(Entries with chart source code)
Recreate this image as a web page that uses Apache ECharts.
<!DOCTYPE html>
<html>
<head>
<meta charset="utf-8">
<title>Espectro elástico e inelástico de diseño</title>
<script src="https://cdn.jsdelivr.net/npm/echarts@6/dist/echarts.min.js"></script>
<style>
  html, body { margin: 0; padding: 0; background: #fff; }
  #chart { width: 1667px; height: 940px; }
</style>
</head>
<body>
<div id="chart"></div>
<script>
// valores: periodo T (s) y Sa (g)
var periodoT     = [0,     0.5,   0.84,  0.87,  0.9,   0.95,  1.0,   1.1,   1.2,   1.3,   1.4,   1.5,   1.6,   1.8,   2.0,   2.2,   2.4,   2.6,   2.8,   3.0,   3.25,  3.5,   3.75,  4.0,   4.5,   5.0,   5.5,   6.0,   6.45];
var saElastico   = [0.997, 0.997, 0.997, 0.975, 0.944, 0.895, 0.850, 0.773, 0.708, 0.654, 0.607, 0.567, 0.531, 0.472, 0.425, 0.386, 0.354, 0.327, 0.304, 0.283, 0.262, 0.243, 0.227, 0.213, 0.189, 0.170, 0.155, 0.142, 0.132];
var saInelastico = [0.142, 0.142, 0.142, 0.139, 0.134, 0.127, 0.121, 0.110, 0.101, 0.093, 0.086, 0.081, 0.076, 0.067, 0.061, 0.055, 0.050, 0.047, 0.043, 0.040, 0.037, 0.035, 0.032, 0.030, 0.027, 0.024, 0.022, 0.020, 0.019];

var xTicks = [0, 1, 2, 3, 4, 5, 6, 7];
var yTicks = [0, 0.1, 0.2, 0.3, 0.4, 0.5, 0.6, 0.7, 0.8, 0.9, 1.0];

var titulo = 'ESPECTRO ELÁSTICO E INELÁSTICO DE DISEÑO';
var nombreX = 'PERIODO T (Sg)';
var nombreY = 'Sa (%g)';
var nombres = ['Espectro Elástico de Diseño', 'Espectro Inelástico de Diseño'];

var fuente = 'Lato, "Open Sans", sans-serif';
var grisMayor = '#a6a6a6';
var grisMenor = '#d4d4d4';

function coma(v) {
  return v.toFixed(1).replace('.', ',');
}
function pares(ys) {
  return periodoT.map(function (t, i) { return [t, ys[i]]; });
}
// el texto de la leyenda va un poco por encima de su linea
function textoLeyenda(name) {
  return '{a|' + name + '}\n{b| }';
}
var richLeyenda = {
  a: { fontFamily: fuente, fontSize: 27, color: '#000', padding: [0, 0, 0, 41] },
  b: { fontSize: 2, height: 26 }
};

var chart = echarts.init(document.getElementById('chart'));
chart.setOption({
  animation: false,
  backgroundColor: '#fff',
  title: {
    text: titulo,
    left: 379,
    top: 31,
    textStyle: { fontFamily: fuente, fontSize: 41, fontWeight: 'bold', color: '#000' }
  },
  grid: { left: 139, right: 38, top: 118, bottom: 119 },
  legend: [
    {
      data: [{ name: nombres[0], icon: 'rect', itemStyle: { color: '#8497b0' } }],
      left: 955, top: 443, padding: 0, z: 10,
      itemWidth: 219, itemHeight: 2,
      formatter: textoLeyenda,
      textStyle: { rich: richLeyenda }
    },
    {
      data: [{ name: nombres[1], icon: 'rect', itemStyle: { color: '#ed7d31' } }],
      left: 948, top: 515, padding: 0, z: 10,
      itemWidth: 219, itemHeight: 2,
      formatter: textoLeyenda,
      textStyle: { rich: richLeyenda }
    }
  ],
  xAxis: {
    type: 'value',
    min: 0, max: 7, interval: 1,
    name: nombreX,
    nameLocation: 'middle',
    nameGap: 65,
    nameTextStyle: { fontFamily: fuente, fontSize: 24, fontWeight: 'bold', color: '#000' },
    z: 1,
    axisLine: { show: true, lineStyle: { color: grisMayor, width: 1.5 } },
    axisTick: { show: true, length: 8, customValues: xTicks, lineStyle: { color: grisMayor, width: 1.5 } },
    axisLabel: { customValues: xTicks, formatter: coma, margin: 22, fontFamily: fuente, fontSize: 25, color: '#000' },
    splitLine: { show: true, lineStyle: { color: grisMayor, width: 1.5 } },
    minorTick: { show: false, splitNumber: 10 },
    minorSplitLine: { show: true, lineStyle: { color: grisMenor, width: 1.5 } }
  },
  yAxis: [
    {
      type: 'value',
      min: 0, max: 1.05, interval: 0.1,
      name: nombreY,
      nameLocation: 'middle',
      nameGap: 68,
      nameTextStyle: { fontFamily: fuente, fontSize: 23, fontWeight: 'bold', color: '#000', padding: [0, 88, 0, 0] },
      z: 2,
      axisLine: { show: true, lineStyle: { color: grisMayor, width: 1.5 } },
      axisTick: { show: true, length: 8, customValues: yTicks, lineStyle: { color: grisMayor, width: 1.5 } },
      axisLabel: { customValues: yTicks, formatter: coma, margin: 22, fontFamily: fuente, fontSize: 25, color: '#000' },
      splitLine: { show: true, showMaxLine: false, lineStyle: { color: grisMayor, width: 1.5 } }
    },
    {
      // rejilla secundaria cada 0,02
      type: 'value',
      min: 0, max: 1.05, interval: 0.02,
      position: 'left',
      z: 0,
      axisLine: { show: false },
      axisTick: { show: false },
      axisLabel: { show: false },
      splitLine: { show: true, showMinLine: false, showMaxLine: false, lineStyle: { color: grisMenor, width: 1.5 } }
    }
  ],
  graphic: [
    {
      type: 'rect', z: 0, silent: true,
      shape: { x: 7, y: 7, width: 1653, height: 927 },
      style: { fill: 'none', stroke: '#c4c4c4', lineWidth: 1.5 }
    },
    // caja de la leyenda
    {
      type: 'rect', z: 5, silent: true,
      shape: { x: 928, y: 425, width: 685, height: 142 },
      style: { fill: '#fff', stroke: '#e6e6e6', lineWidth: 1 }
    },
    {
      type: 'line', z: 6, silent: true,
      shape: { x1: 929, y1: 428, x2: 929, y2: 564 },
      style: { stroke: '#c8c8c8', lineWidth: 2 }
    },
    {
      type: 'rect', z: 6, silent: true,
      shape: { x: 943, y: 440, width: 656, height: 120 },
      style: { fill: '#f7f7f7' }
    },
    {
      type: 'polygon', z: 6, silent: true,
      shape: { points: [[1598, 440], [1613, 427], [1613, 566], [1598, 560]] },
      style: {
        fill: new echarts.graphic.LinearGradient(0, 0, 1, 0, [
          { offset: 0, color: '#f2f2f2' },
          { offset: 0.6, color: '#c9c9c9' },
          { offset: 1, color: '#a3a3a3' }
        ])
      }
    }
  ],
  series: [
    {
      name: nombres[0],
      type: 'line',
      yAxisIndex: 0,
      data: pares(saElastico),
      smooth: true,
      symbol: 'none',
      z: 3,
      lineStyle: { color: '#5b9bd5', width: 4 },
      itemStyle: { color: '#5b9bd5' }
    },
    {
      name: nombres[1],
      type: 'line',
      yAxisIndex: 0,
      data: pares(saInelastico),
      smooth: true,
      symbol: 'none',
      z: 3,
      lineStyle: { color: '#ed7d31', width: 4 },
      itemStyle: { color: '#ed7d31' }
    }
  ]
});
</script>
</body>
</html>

==

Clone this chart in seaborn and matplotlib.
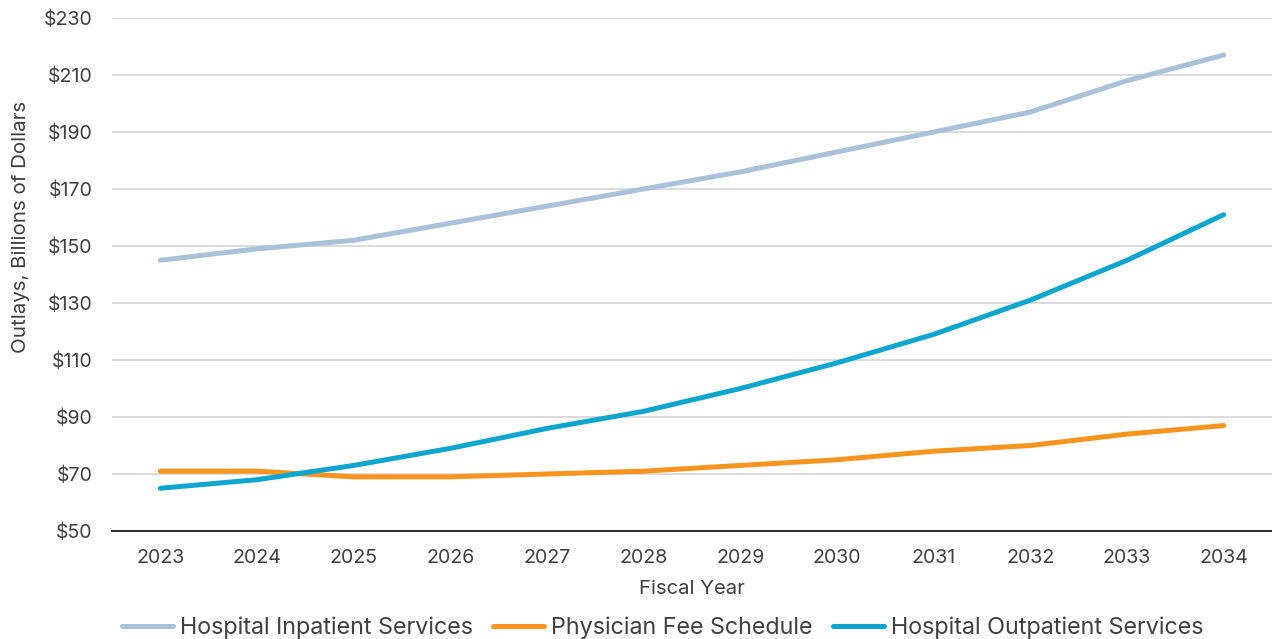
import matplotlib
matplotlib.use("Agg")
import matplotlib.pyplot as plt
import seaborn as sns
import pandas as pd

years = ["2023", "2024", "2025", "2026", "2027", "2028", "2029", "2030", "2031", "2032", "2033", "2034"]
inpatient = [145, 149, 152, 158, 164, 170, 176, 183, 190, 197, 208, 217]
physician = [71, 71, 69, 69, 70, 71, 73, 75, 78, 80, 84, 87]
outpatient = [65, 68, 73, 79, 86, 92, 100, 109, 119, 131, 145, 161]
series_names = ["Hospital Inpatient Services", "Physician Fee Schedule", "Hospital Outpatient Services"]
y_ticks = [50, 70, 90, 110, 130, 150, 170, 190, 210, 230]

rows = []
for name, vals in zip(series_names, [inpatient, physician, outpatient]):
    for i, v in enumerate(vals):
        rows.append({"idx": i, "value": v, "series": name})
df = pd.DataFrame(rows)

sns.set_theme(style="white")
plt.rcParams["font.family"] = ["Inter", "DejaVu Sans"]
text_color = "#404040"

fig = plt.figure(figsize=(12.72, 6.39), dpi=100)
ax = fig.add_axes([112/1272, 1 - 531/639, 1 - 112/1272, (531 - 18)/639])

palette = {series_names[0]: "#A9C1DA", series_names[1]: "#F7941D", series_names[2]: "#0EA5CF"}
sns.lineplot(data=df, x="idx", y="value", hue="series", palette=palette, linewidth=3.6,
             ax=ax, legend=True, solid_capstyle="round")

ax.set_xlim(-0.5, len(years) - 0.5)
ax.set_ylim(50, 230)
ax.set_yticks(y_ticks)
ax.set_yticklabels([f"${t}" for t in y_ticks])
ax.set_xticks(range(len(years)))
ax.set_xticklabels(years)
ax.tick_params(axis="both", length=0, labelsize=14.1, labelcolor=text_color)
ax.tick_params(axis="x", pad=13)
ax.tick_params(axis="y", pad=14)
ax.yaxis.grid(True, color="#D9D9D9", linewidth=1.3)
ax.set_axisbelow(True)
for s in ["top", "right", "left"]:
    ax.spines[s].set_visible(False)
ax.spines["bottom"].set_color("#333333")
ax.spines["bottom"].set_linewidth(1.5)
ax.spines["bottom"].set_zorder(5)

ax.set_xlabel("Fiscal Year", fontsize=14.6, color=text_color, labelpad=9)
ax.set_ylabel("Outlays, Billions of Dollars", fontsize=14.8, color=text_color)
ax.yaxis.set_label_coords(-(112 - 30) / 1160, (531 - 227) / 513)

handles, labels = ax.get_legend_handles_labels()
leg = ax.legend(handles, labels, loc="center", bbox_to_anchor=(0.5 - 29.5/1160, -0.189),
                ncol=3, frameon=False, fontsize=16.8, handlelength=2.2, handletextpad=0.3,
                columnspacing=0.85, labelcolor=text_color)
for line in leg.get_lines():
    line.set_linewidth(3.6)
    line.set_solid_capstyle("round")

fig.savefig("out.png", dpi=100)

Written problem: Print exactly the lines from the line containing "Clone this chart in seaborn and matplotlib." through the line containing "190, 210, 230]", and omit any picture found among them.

Solved exercise:
Clone this chart in seaborn and matplotlib.
import matplotlib
matplotlib.use("Agg")
import matplotlib.pyplot as plt
import seaborn as sns
import pandas as pd

years = ["2023", "2024", "2025", "2026", "2027", "2028", "2029", "2030", "2031", "2032", "2033", "2034"]
inpatient = [145, 149, 152, 158, 164, 170, 176, 183, 190, 197, 208, 217]
physician = [71, 71, 69, 69, 70, 71, 73, 75, 78, 80, 84, 87]
outpatient = [65, 68, 73, 79, 86, 92, 100, 109, 119, 131, 145, 161]
series_names = ["Hospital Inpatient Services", "Physician Fee Schedule", "Hospital Outpatient Services"]
y_ticks = [50, 70, 90, 110, 130, 150, 170, 190, 210, 230]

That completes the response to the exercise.